Dom market holds incentive for gas investments ___Asiko Energy
Sopuruchi Onwuka
Numerous policies and laws in the Nigerian petroleum industry have generated the required demand incentives for investments in production of various gas products for homes and businesses in the domestic market.
General Manager in charge of Operations at Asiko Energy Holdings Limited, Busayo Fabunmi, stated at the 2023 Annual International Strategic Conference of the Association of Energy Correspondents of Nigeria (NAEC) that policies, laws and subsequent regulations in the domestic energy industry have achieved significant demand shift to gas as the world begins gradual movement towards energy transition.
He said several policies and laws including the Petroleum Industry Act (PIA) provided the framework for proper oversight for supply to strategic sectors of the economy and propel businesses with available gas differing specifications of gas products to bring their cost down, and improve their overall margins.
Busayo Fabunmi who spoke on “Energy Transition, PIA, Petroleum Pricing and the Way Forward for the Downstream” held that petroleum products in the market should be broadened to provide consumers price options.
Whereas consumers should be allowed to choose the form of energy to run with, he argued, the investors should also be offered the opportunity to track demand as the prime indicator of commercial viability.
“That would be a better situation to have, because some investors may be attracted to look at those fluctuations and challenges as opportunities for them to invest. They would come in and analyse the sector and industry and could pick where they want to invest. This is the way to go as far as pricing of petroleum products is concerned,” he said.
Fabunmi pointed at the rising demand of new gas products as great opportunity for Asiko Energy which, according to him, is building production, holding and distribution capacity for new fuel options emerging from the natural gas.
He said compressed natural gas (CNG) has caused “a seismic change in the way we consume energy on our roads, in our houses, and even at the sea.”
He stated Asiko Energy Limited had to switch its fuel for its distribution fleet to CNG in a desperate move to escape the high cost of diesel, improve efficiency and enhance overall commercial efficiency of its operations.
“At a point, it was becoming practically impossible for us to continue with the distribution of business running on diesel. So we needed to explore alternative fuels. We ran the exercise and we saw a significant reduction in terms of cost. Now, we are on the verge of making additional investments in this regard,” he testified.
He also disclosed that the company is coming into the LNG space.
“We have been in the CNG space for about two decades but just last year Asiko Energy ventured into LNG space. We have made some investments in addition to the LPG terminal we are building right now in Lagos. The phase II of the project will be LNG. The whole idea is to deepen the gas adoption and penetration,” he pointed out.

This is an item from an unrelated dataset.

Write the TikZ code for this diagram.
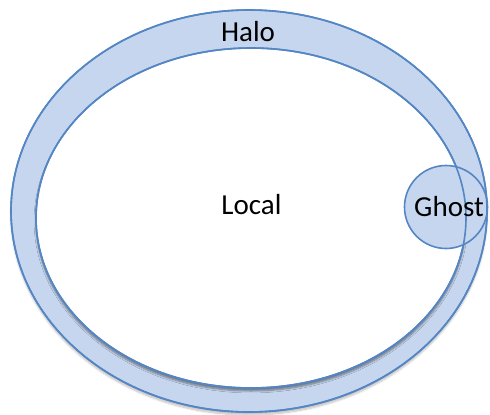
\documentclass[tikz,border=0pt]{standalone}
\usepackage{fontspec}
\setmainfont{Carlito}
\usetikzlibrary{shadows.blur}
\definecolor{ringfill}{RGB}{198,214,238}
\definecolor{ringline}{RGB}{84,134,196}
\begin{document}
\begin{tikzpicture}[x=1pt,y=-1pt,
  ringstroke/.style={draw=ringline,line width=1.6pt},
  lbl/.style={anchor=base,font=\fontsize{29}{34}\selectfont,inner sep=0pt}]
\useasboundingbox (0,0) rectangle (490,415);
% halo ring: outer and inner ellipses
\path[fill=ringfill,ringstroke,blur shadow={shadow xshift=0pt,shadow yshift=-3pt,shadow blur steps=6,shadow opacity=25}]
  (249,211) ellipse [x radius=238,y radius=201];
\path[fill=white,ringstroke,blur shadow={shadow xshift=0pt,shadow yshift=-3pt,shadow blur steps=6,shadow opacity=45}]
  (251,218) ellipse [x radius=215,y radius=170];
% ghost cell fill, then ellipse outlines redrawn through it
\fill[ringfill] (446,207) circle [radius=41.5];
\draw[ringstroke] (249,211) ellipse [x radius=238,y radius=201];
\draw[ringstroke] (251,218) ellipse [x radius=215,y radius=170];
\node[circle,ringstroke,minimum size=83pt,inner sep=0pt] (ghost) at (446,207) {};
% labels
\node[lbl] (halo) at (248,41) {Halo};
\node[lbl] (local) at (251.5,214) {Local};
\node[lbl] (ghosttext) at (449,216) {Ghost};
\end{tikzpicture}
\end{document}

According to him, the company is focusing on the gas policy of 2017 which emphasis increasing the use of gas domestically, in areas of agriculture, transportation, and Power.
“Our focus is not just to sell gas but also to help industrial consumers lower cost. In the past five years, we have seen a 25 percent growth in gas consumption year on year, except for last year when there was 13 percent dip. What this tells us is that the market is there.”
The rising demand for different gas products following policy and programmes of government on autogas policy, gas expansion programmes and LPG penetration has created the required demand incentive for investments in meeting local consumption, Fabunmi declared.